Cognitive function is no worse in the days before payday
A comparison of spending patterns and survey responses for low-income individuals who were surveyed either before or after receiving payments in the form of paychecks, disability payments, or other sources. The respondents who were just about to get paid showed slightly more impatience when asked to choose between less money sooner and more money later. But they performed no worse on cognitive tasks like the Stroop test.
Source: adapted from Figure 1 of Carvalho et al. (2016)
 

Despite the clear disparity between the two groups in financial circumstances, they scored about the same on a series of tasks designed to measure the decision-making skills, risk aversion, memory, and cognitive function of the respondents.

One set of tests probed the economic decision making skills of the respondents, asking a series of investment questions with different interest rates and looking for internally inconsistent responses. Other tests included a Flanker task and a Stroop task to assess reaction time and cognitive responsiveness. In each case, the before-payday group did just as well as the after-payday group, despite the greater levels of financial strain (see figure above).

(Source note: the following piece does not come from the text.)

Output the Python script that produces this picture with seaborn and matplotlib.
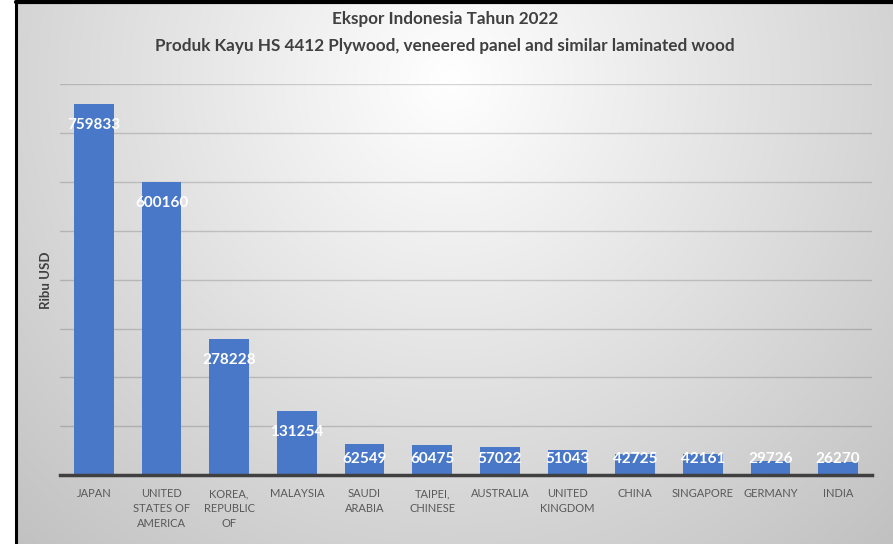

The strong negative result across a variety of contexts suggests there is not much to the theory that short-term poverty imposed by payday cycles causes any cognitive impairment or measurable decision fatigue.

But, by design, all of the people in this survey had recently received a major payment or were expecting one soon, so they were not as badly off as some. It's certainly possible that a longer spell without payment could take a greater toll on cognitive function that the authors would not be able to capture with this study design. The authors close with a call for more research into how differences in long-term socioeconomic status can play into economic decision-making abilities. ♦

"Poverty and Economic Decision-Making: Evidence from Changes in Financial Resources at Payday" appears in the February 2016 issue of the American Economic Review.